Review of Jeff Smith's Bone
One of the greats, still worth your time

Someone gave me a copy of the collected Bone, and presuming it was a favored but much-too-cumbersome volume to fit in the strict 2 carloads-of-stuff she's limited to moving, I read it—albeit, with a bunch of skipping around to get the basic idea, then going back to fill in all the details. I find myself reading that way more and more often, especially comic books, which is weird, given that I have more time to enjoy books, not less.

This thing won a fistful of awards, and plenty of folks have noted the sharp observations on group think and mob rule. The story is surprisingly structured for such a long run—twelve or fourteen years—and I particularly liked the way long absent characters, introduced way back when, pop in, obligingly driving the plot forward. Excepting the Roque Ja chapters, the various plotlines following the three Bone cousins, Foney, Smiley, and Fone and Fone Bone's love interest, Thorn, and her redoubtable grandmother, Rose, and Rose's long-time friend, Lucius, twine and interact. The humorous quiche-loving rat-thing and his venial partner, the dragon and Flik the ...insect, plus the possums (and their raccoon pal) all lend considerable joy to the narrative.

Unlike Dave Sim's Cerebus, the book never becomes actively misogynist; it just is burdened with the usual ‘beautiful brave princess falling in love with a schlub’ —literally, a cartoon character rendered as a rubber man, without hair, joints or much of anything else, excepting a huge schnoz and expressive, wandering eyebrows.[1] And most of the active characters being male (though kudos for the cow-racing grandmother). Oh, and few to no PoC, certainly not in memorable roles. But the plot is engaging, and the characters, for the most part, sympathetic.

I liked, too, that the goodness and kindness of the Bones is not merely limited to Fone, the romantic one; goofy Smiley is the one whose heart is wrung by the rat creatures, and Foney, for all his fraudulent money making schemes, is also the practical one who more than once saves the day. You kind of get the sense that this triumvirate is a depiction of three aspects of one character.

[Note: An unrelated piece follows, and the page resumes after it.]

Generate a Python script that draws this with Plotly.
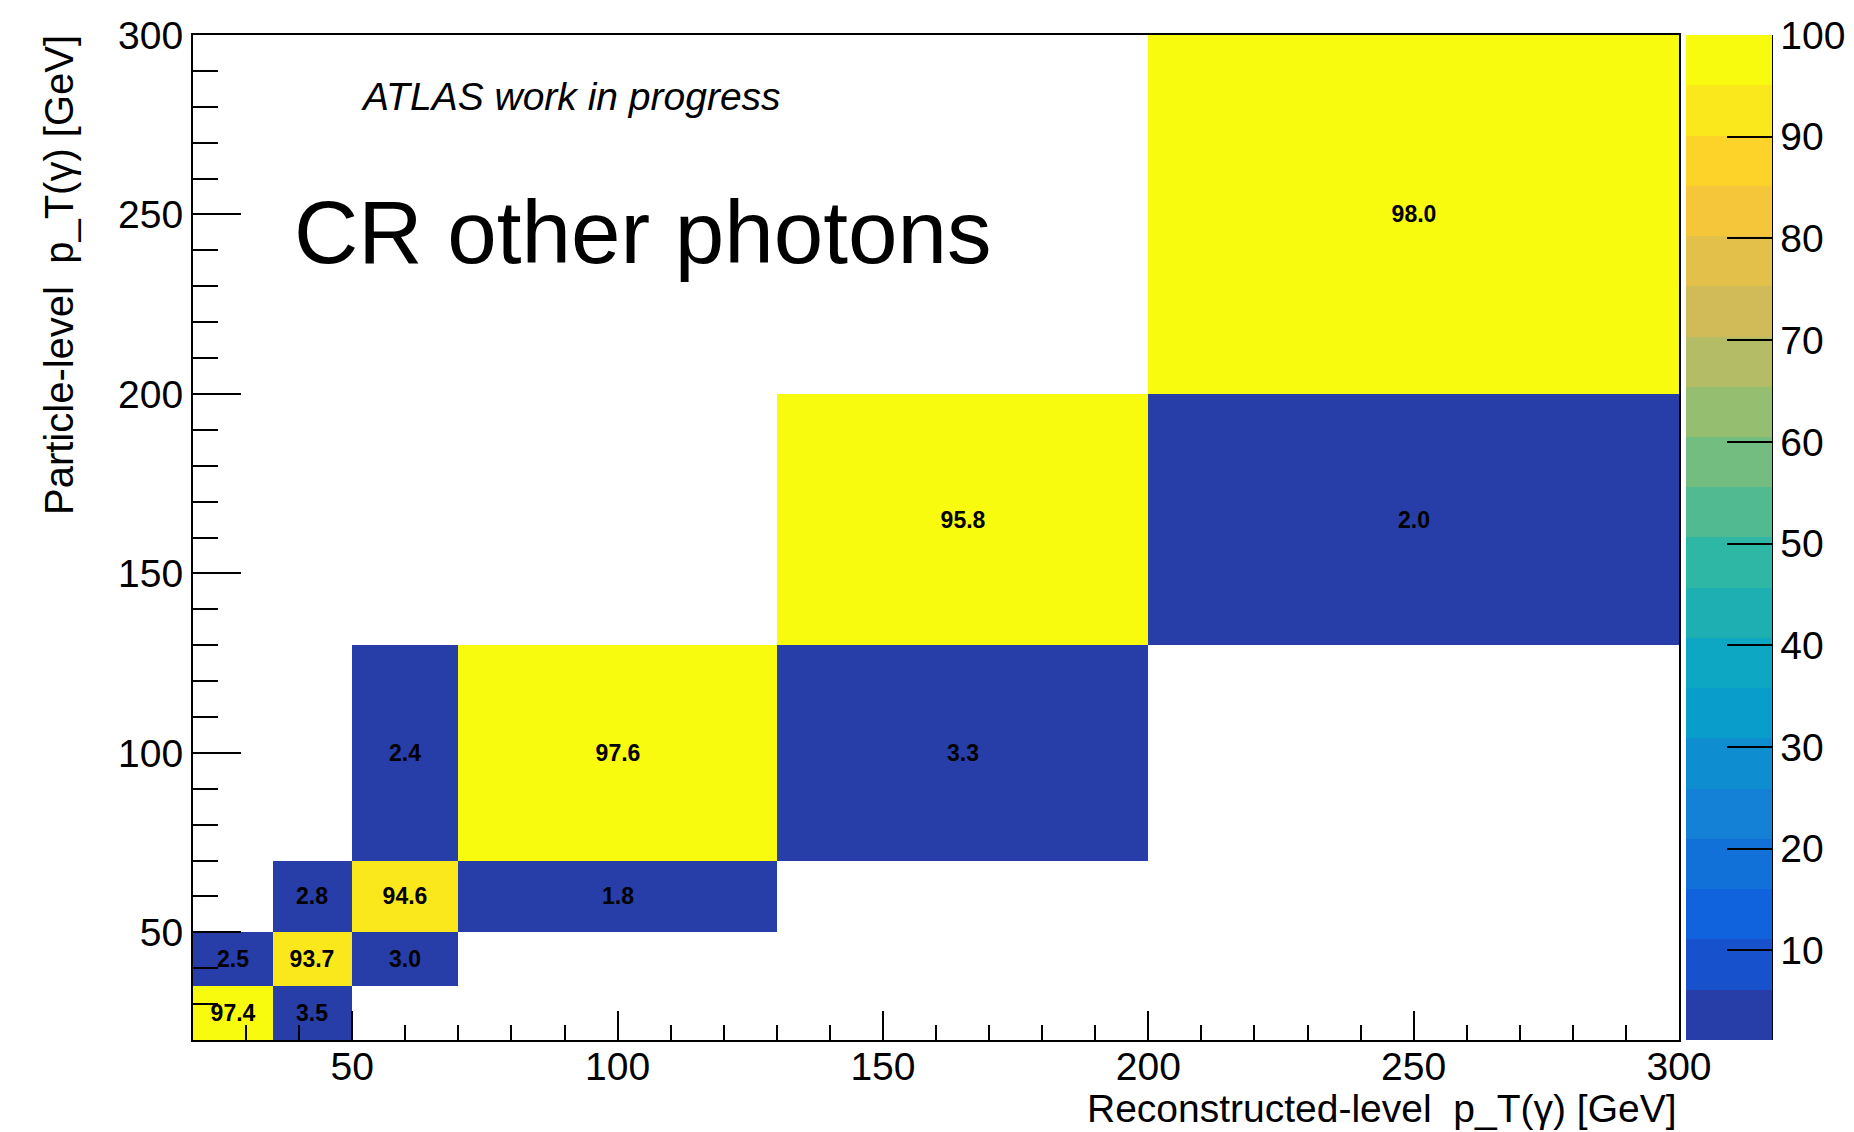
import numpy as np
import plotly.graph_objects as go

# ---------------- data ----------------
x_edges = [20, 35, 50, 70, 130, 200, 300]
y_edges = [20, 35, 50, 70, 130, 200, 300]
row_20_35 = [97.4, 3.5, None, None, None, None]
row_35_50 = [2.5, 93.7, 3.0, None, None, None]
row_50_70 = [None, 2.8, 94.6, 1.8, None, None]
row_70_130 = [None, None, 2.4, 97.6, 3.3, None]
row_130_200 = [None, None, None, None, 95.8, 2.0]
row_200_300 = [None, None, None, None, None, 98.0]
z = [row_20_35, row_35_50, row_50_70, row_70_130, row_130_200, row_200_300]
z_min, z_max = 1.2, 100
cb_ticks = [10, 20, 30, 40, 50, 60, 70, 80, 90, 100]
axis_ticks = [50, 100, 150, 200, 250, 300]

# ---------------- style: ROOT kBird palette, 20 contour levels ----------------
stops = [0.0, 0.125, 0.25, 0.375, 0.5, 0.625, 0.75, 0.875, 1.0]
red = [0.2082, 0.0592, 0.0780, 0.0232, 0.1802, 0.5301, 0.8186, 0.9956, 0.9764]
green = [0.1664, 0.3599, 0.5041, 0.6419, 0.7178, 0.7492, 0.7328, 0.7862, 0.9832]
blue = [0.5293, 0.8684, 0.8385, 0.7914, 0.6425, 0.4662, 0.3499, 0.1968, 0.0539]
n_levels = 20
colorscale = []
for i in range(n_levels):
    idx = int((i + 0.99) * 255 / n_levels)
    pos = idx / 254
    r = int(round(np.interp(pos, stops, red) * 255))
    g = int(round(np.interp(pos, stops, green) * 255))
    b = int(round(np.interp(pos, stops, blue) * 255))
    c = f"rgb({r},{g},{b})"
    colorscale.append([i / n_levels, c])
    colorscale.append([(i + 1) / n_levels, c])

text = [["" if v is None else f"{v:.1f}" for v in row] for row in z]

FONT = "Liberation Sans, Arial, Helvetica, sans-serif"
TICK_SIZE = 39

fig = go.Figure()
fig.add_trace(go.Heatmap(
    x=x_edges, y=y_edges, z=z,
    zmin=z_min, zmax=z_max,
    colorscale=colorscale,
    text=text, texttemplate="%{text}",
    textfont=dict(family=FONT, size=23, color="black", weight="bold"),
    hoverongaps=False,
    colorbar=dict(
        x=1.0047, xanchor="left", xpad=0,
        y=1, yanchor="top", ypad=0,
        len=1, lenmode="fraction",
        thickness=86, thicknessmode="pixels",
        outlinewidth=0,
        tickvals=cb_ticks,
        ticks="inside", ticklen=45, tickwidth=2, tickcolor="black",
        tickfont=dict(family=FONT, size=TICK_SIZE, color="black"),
    ),
))

axis_common = dict(
    range=[20, 300], showgrid=False, zeroline=False,
    showline=True, linecolor="black", linewidth=2, mirror=True,
    tickvals=axis_ticks, ticks="inside", tickcolor="black", tickwidth=2,
    tickfont=dict(family=FONT, size=TICK_SIZE, color="black"),
)
fig.update_xaxes(**axis_common, ticklen=29, ticklabelstandoff=-9,
                 minor=dict(dtick=10, tick0=0, ticks="inside", ticklen=15,
                            tickcolor="black", tickwidth=2))
fig.update_yaxes(**axis_common, ticklen=48,
                 minor=dict(dtick=10, tick0=0, ticks="inside", ticklen=25,
                            tickcolor="black", tickwidth=2))

# right border line of the palette axis
fig.add_shape(type="line", xref="paper", yref="paper",
              x0=(1772 - 193) / 1486, x1=(1772 - 193) / 1486, y0=0, y1=1,
              line=dict(color="black", width=2))

fig.add_annotation(text="Reconstructed-level  p_T(γ) [GeV]", xref="paper", yref="paper",
                   x=1, y=0, xanchor="right", yanchor="middle", yshift=-68,
                   showarrow=False, font=dict(family=FONT, size=39, color="black"))
fig.add_annotation(text="Particle-level  p_T(γ) [GeV]", xref="paper", yref="paper",
                   x=0, y=1, xanchor="center", yanchor="top", xshift=-134, yshift=2,
                   textangle=-90, showarrow=False,
                   font=dict(family=FONT, size=40, color="black"))
fig.add_annotation(text="<i>ATLAS work in progress</i>", xref="paper", yref="paper",
                   x=0.1115, y=0.939, xanchor="left", yanchor="middle",
                   showarrow=False, font=dict(family=FONT, size=39, color="black"))
fig.add_annotation(text="CR other photons", xref="paper", yref="paper",
                   x=0.3028, y=0.804, xanchor="center", yanchor="middle",
                   showarrow=False, font=dict(family=FONT, size=89, color="black"))

fig.update_layout(
    width=1854, height=1132,
    margin=dict(l=193, r=175, t=35, b=92, pad=0, autoexpand=False),
    paper_bgcolor="white", plot_bgcolor="white",
    font=dict(family=FONT, color="black"),
    showlegend=False,
)

fig.write_html("out.html")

It's nicely done, and worth picking up.

[1]I don't mind the schlub achieving the love of a beautiful princess. I mind that the princess isn't a rubber schlub to match; that is, that women are the sex class. One wonders, without this particular genre stereotype, whether the creator would've spent so much effort adjusting the ‘realism’ of the various actors, which ranges from quite representational—the princess—to somewhat stylized—her grandparents, the possums, to very stylized—the bones. This technique, it seems to me, has enormous potential (Scott McCloud talks about cartoony characters in very realistically drawn landscapes in European comic, frex) but in this book I think it was mostly used to cope with the pretty princess expectation while still retaining the Bones’ expressiveness, rather than to drive the story forward in a creative way. Though perhaps you could argue it secondarily does sort the character types...certainly geographically, as the Bones are obviously aliens.